Stay there. Return there. If the mind wanders, bring it back quietly.
Distractions are common. Some are voluntary, some are not.
If you choose to drift, that is your fault. If thoughts simply intrude, resist them gently and return. Do not turn the whole Rosary into a quarrel with yourself. The important thing is fidelity. A distracted Rosary faithfully resumed is better than an imaginary perfect Rosary that is seldom prayed.

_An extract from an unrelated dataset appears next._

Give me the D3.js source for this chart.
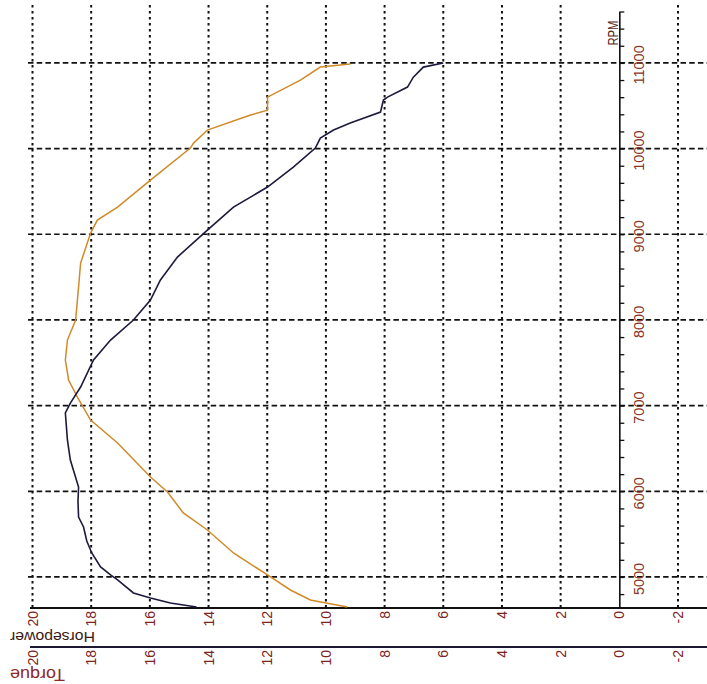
<!DOCTYPE html>
<html>
<head>
<meta charset="utf-8">
<script src="https://cdn.jsdelivr.net/npm/d3@7"></script>
<style>
    body { margin: 0; background: #fff; }
    text { font-family: "Liberation Sans", Arial, sans-serif; }
</style>
</head>
<body>
<div class="svg"></div>
<script>
// dyno sheet, scanned sideways: RPM runs up the page, values run right to left
var torqueRpm = [4650, 4697, 4755, 4813, 4965, 5023, 5117, 5280, 5420, 5583, 5700, 5880, 6050, 6365, 6599, 6914, 7030, 7217, 7532, 7765, 7999, 8232, 8466, 8734, 9049, 9317, 9551, 9784, 10006, 10123, 10216, 10298, 10426, 10566, 10601, 10718, 10834, 10951, 10998];
var torqueVal = [14.41, 15.3, 15.98, 16.56, 17.10, 17.34, 17.68, 17.98, 18.15, 18.26, 18.43, 18.45, 18.43, 18.71, 18.81, 18.88, 18.71, 18.36, 17.92, 17.34, 16.56, 15.98, 15.64, 15.06, 14.04, 13.15, 11.99, 11.11, 10.36, 10.19, 9.74, 9.17, 8.14, 8.04, 7.90, 7.22, 7.02, 6.68, 6.00];

var hpRpm = [4650, 4732, 4848, 5023, 5280, 5548, 5747, 5992, 6167, 6564, 6832, 7100, 7299, 7532, 7765, 7999, 8232, 8384, 8664, 9014, 9166, 9317, 9632, 10006, 10064, 10216, 10391, 10449, 10601, 10799, 10951, 10986];
var hpVal = [9.27, 10.53, 11.21, 11.99, 13.15, 14.04, 14.86, 15.40, 15.98, 17.10, 18.02, 18.47, 18.77, 18.88, 18.81, 18.53, 18.47, 18.43, 18.36, 18.02, 17.79, 17.10, 15.98, 14.62, 14.51, 14.04, 12.57, 11.99, 11.99, 10.87, 10.19, 9.17];

var valueTicks = [20, 18, 16, 14, 12, 10, 8, 6, 4, 2, 0, -2];
var rpmTicks = [5000, 6000, 7000, 8000, 9000, 10000, 11000];

var width = 707,
    height = 684;

var x = d3.scaleLinear()
    .domain([20, -2])
    .range([32.5, 678]);

var y = d3.scaleLinear()
    .domain([4640, 11600])
    .range([607.8, 11.5]);

var svg = d3.select('div.svg')
    .append('svg')
    .attr('width', width)
    .attr('height', height)
    .style('background', '#fff');

var hpAxisY = 608,
    tqAxisY = 647,
    labelColor = '#7a2424';

// vertical dotted grid
svg.append('g')
    .selectAll('line')
    .data(valueTicks.filter(d => d != 0))
    .enter()
    .append('line')
    .attr('x1', d => x(d))
    .attr('x2', d => x(d))
    .attr('y1', 5)
    .attr('y2', hpAxisY)
    .attr('stroke', '#111')
    .attr('stroke-width', 2)
    .attr('stroke-dasharray', '2.6,3.4');

// horizontal dashed grid
svg.append('g')
    .selectAll('line')
    .data(rpmTicks)
    .enter()
    .append('line')
    .attr('x1', 28)
    .attr('x2', width)
    .attr('y1', d => y(d))
    .attr('y2', d => y(d))
    .attr('stroke', '#111')
    .attr('stroke-width', 1.7)
    .attr('stroke-dasharray', '5.5,3.2');

// RPM axis
var rpmAxis = d3.axisRight(y)
    .tickValues(d3.range(4800, 11601, 200))
    .tickSize(5)
    .tickSizeOuter(0)
    .tickFormat('');

var rpmG = svg.append('g')
    .attr('transform', 'translate(' + x(0) + ',0)')
    .call(rpmAxis);
rpmG.select('.domain').attr('stroke', '#111').attr('stroke-width', 1.6);
rpmG.selectAll('.tick line').attr('stroke', '#111').attr('stroke-width', 1.3);

svg.append('g')
    .selectAll('text')
    .data(rpmTicks)
    .enter()
    .append('text')
    .attr('transform', d => 'translate(' + (x(0) + 24.5) + ',' + (y(d) + 2) + ') rotate(-90)')
    .attr('text-anchor', 'middle')
    .attr('font-size', 14.5)
    .attr('fill', '#8a3526')
    .text(d => d);

svg.append('text')
    .attr('transform', 'translate(' + (x(0) - 1) + ',33) rotate(-90)')
    .attr('text-anchor', 'middle')
    .attr('font-size', 15)
    .attr('textLength', 25)
    .attr('lengthAdjust', 'spacingAndGlyphs')
    .attr('fill', '#5a2a20')
    .text('RPM');

// horsepower and torque axes along the bottom
[hpAxisY, tqAxisY].forEach(function (ay) {
    svg.append('line')
        .attr('x1', 30)
        .attr('x2', width)
        .attr('y1', ay)
        .attr('y2', ay)
        .attr('stroke', ay == tqAxisY ? '#1e1830' : '#111')
        .attr('stroke-width', 2);

    svg.append('g')
        .selectAll('text')
        .data(valueTicks)
        .enter()
        .append('text')
        .attr('transform', d => 'translate(' + (x(d) + 5) + ',' + (ay + 3) + ') rotate(-90)')
        .attr('text-anchor', 'end')
        .attr('font-size', 14)
        .attr('fill', labelColor)
        .text(d => d);
});

svg.append('text')
    .attr('transform', 'translate(95,632) rotate(180)')
    .attr('text-anchor', 'start')
    .attr('font-size', 15.5)
    .attr('textLength', 85)
    .attr('lengthAdjust', 'spacingAndGlyphs')
    .attr('fill', '#3a1a14')
    .text('Horsepower');

svg.append('text')
    .attr('transform', 'translate(65,668.5) rotate(180)')
    .attr('text-anchor', 'start')
    .attr('font-size', 16)
    .attr('textLength', 55)
    .attr('lengthAdjust', 'spacingAndGlyphs')
    .attr('fill', '#8a2a2a')
    .text('Torque');

// curves
var line = d3.line()
    .x(d => x(d[1]))
    .y(d => y(d[0]));

svg.append('path')
    .datum(d3.zip(hpRpm, hpVal))
    .attr('d', line)
    .attr('fill', 'none')
    .attr('stroke', '#d08a28')
    .attr('stroke-width', 1.5);

svg.append('path')
    .datum(d3.zip(torqueRpm, torqueVal))
    .attr('d', line)
    .attr('fill', 'none')
    .attr('stroke', '#1c1a3c')
    .attr('stroke-width', 1.6);
</script>
</body>
</html>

This should help many beginners. The Rosary is not ruined every time the mind slips. It is ruined when the will stops returning.
To pray the Rosary well:
- pronounce the prayers reverently;
- keep the mystery before the soul as best you can;
- ask for a grace tied to that mystery;
- do not rush merely to finish;
- persevere even in dryness.
A Rosary prayed too fast often teaches restlessness instead of recollection. Better slower and poorer, but reverent, than quick and self-satisfied.

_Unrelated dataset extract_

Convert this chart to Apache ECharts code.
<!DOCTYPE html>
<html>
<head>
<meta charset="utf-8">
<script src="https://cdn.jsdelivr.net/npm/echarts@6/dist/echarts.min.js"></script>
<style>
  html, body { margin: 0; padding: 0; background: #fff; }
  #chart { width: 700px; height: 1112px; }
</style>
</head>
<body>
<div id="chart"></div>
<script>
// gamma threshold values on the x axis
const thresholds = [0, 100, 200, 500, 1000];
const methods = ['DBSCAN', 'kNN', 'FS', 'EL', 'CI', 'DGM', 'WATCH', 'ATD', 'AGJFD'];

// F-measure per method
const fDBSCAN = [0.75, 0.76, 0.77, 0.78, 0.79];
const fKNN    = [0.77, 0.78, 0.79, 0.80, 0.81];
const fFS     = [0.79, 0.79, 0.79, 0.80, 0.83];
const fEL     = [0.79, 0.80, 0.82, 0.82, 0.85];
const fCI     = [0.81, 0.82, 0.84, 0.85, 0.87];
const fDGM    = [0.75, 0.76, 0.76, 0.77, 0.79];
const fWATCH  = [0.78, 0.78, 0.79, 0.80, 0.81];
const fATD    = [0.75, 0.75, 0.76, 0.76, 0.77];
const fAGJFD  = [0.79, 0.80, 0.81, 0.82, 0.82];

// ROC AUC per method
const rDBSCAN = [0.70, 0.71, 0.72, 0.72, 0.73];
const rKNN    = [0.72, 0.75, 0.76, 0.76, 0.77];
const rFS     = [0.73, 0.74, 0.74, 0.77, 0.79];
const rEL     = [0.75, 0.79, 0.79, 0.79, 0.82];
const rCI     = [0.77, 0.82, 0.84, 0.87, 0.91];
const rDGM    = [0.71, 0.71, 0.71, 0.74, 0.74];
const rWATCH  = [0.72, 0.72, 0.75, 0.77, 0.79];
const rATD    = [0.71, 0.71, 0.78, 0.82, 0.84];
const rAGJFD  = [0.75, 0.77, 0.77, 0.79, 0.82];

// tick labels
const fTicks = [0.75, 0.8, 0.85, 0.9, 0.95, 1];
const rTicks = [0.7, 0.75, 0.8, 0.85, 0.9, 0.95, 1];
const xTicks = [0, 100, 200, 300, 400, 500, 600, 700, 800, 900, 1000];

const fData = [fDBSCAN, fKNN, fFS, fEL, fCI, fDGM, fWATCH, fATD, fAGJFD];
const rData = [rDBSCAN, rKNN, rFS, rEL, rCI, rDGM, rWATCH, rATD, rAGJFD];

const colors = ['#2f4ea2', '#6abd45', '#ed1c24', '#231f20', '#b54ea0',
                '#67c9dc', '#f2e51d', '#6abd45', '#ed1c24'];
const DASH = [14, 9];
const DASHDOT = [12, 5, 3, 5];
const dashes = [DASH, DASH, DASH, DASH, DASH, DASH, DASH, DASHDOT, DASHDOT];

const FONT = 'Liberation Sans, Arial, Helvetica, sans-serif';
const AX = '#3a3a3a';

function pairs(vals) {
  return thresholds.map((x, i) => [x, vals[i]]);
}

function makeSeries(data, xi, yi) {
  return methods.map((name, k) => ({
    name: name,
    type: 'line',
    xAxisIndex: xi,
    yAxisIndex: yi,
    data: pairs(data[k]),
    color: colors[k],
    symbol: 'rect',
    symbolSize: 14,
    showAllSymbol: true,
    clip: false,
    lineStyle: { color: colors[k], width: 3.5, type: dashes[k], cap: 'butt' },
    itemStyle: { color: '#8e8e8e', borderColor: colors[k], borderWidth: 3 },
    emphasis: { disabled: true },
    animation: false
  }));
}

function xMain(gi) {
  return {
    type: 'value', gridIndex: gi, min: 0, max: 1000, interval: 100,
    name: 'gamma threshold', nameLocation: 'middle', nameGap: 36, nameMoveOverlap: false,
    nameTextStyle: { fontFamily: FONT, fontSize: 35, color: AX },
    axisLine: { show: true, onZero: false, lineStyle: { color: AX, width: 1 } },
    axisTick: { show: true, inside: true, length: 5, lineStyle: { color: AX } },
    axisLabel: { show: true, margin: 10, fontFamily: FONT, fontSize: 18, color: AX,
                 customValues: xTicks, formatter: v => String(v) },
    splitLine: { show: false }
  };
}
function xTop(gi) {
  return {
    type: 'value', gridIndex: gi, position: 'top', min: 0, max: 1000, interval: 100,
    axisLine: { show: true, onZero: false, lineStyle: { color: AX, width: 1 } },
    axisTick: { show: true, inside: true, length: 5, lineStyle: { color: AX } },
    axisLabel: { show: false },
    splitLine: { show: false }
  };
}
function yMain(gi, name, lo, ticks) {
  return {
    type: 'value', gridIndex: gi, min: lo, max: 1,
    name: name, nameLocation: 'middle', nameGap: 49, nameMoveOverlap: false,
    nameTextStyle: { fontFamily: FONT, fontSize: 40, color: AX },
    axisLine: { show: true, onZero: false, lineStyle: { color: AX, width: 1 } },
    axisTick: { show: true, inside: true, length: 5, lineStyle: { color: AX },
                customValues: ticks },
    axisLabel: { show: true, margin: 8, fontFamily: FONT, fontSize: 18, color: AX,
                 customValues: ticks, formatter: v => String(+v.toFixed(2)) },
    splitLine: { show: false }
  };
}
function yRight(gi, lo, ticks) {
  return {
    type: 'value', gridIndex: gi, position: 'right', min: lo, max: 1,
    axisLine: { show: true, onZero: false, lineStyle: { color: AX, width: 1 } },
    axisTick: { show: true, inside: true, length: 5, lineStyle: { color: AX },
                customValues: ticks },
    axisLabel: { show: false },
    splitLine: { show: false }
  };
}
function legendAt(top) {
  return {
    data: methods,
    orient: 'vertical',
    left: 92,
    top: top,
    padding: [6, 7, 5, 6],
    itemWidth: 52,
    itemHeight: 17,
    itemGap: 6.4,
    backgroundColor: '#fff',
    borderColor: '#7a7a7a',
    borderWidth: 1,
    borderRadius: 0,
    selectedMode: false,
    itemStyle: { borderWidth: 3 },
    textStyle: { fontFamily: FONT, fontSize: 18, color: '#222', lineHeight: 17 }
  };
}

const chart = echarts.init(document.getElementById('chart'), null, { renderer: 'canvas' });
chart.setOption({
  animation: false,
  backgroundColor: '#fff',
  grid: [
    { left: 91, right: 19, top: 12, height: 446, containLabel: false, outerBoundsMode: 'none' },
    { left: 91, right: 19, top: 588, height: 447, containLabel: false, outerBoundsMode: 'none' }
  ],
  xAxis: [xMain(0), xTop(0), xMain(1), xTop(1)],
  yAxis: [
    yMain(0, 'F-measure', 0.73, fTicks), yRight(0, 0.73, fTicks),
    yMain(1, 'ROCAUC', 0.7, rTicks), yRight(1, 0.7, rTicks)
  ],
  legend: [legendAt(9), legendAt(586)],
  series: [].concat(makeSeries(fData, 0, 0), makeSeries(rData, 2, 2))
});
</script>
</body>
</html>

It also helps to offer the Rosary for concrete intentions: conversion, purity, perseverance, the dying, the Church in exile, children, priests, and final perseverance. This gives the prayer moral weight and direction.

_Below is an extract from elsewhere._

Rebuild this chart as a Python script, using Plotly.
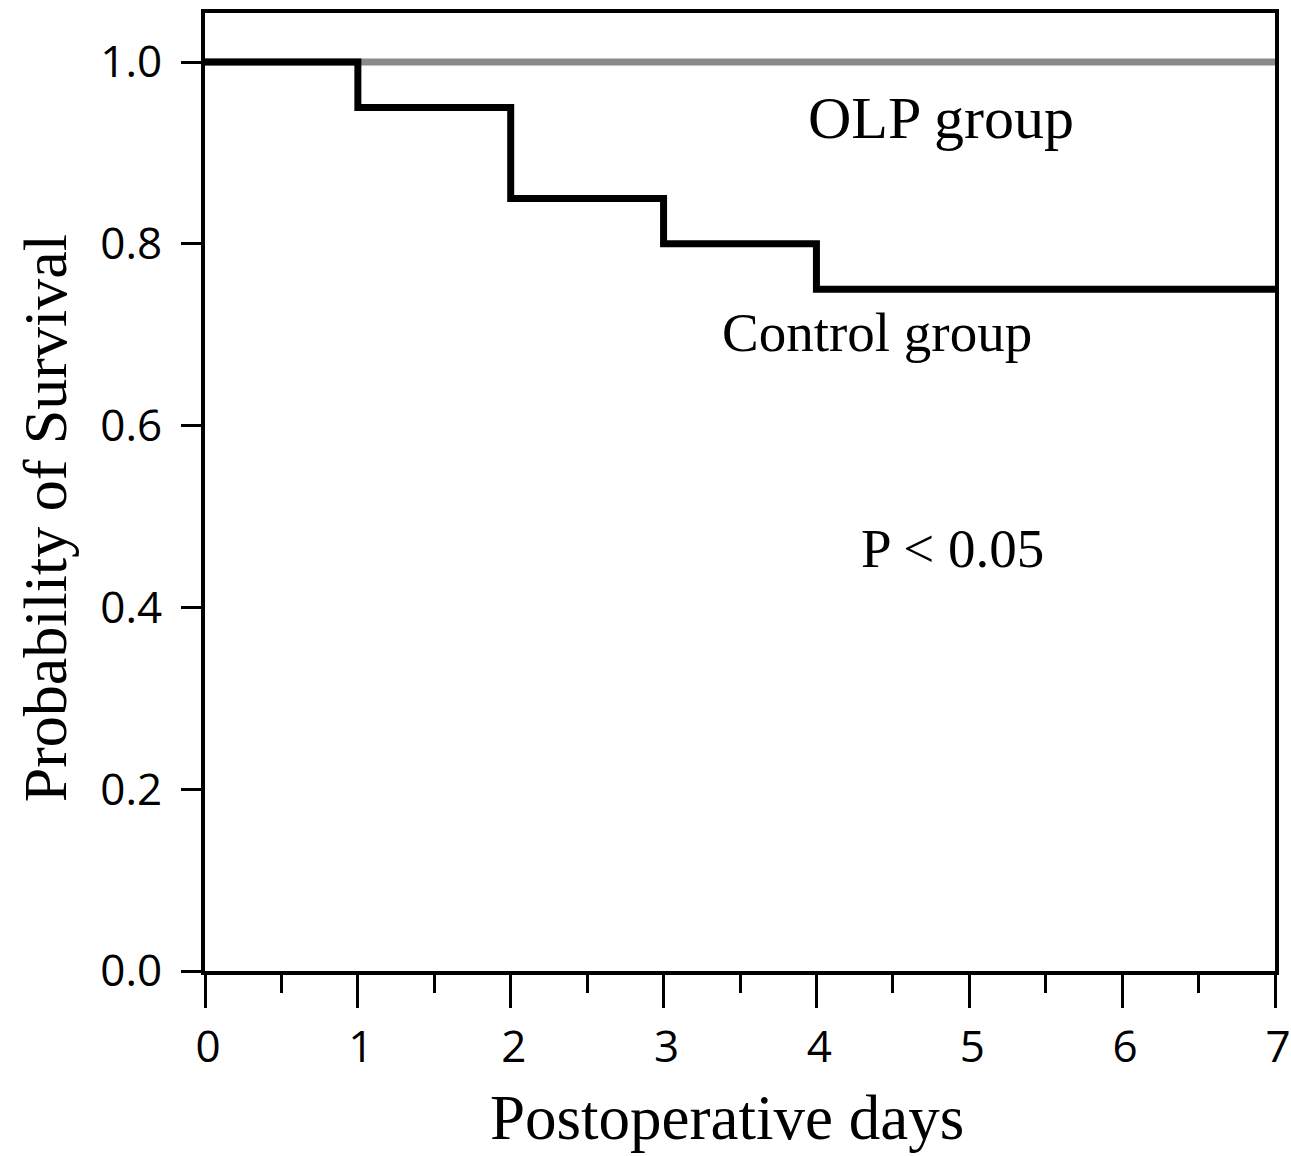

The Rosary is Marian not because it distracts from Christ, but because Our Lady never ceases to bring souls to Him. To pray the Rosary well is to let the Mother lead you through the mysteries of the Son.
This is important because many under-catechized souls still fear that Marian devotion may somehow compete with God. The Rosary teaches the opposite. Mary keeps the soul in the Gospel, at Nazareth, Bethlehem, Calvary, the empty tomb, and Heaven. She gathers wandering souls and places them near Christ again and again.
The Rosary is especially powerful in the home. Families need not wait for perfect conditions. They should pray it even if children are imperfect, even if distraction is frequent, even if the whole thing sometimes feels poor and small. A poor family Rosary prayed faithfully is better than devotional idealism that rarely kneels.
Teach children the mysteries. Let them hear the repetitions. Let them learn that prayer is something one returns to steadily, not only when one feels inward sweetness.
The Rosary matters now because the age is distracted, restless, impure, and unstable. Souls need a prayer that is simple enough for the weak, deep enough for the strong, and steady enough for long battle. The Rosary is one of God's mercies for such an age.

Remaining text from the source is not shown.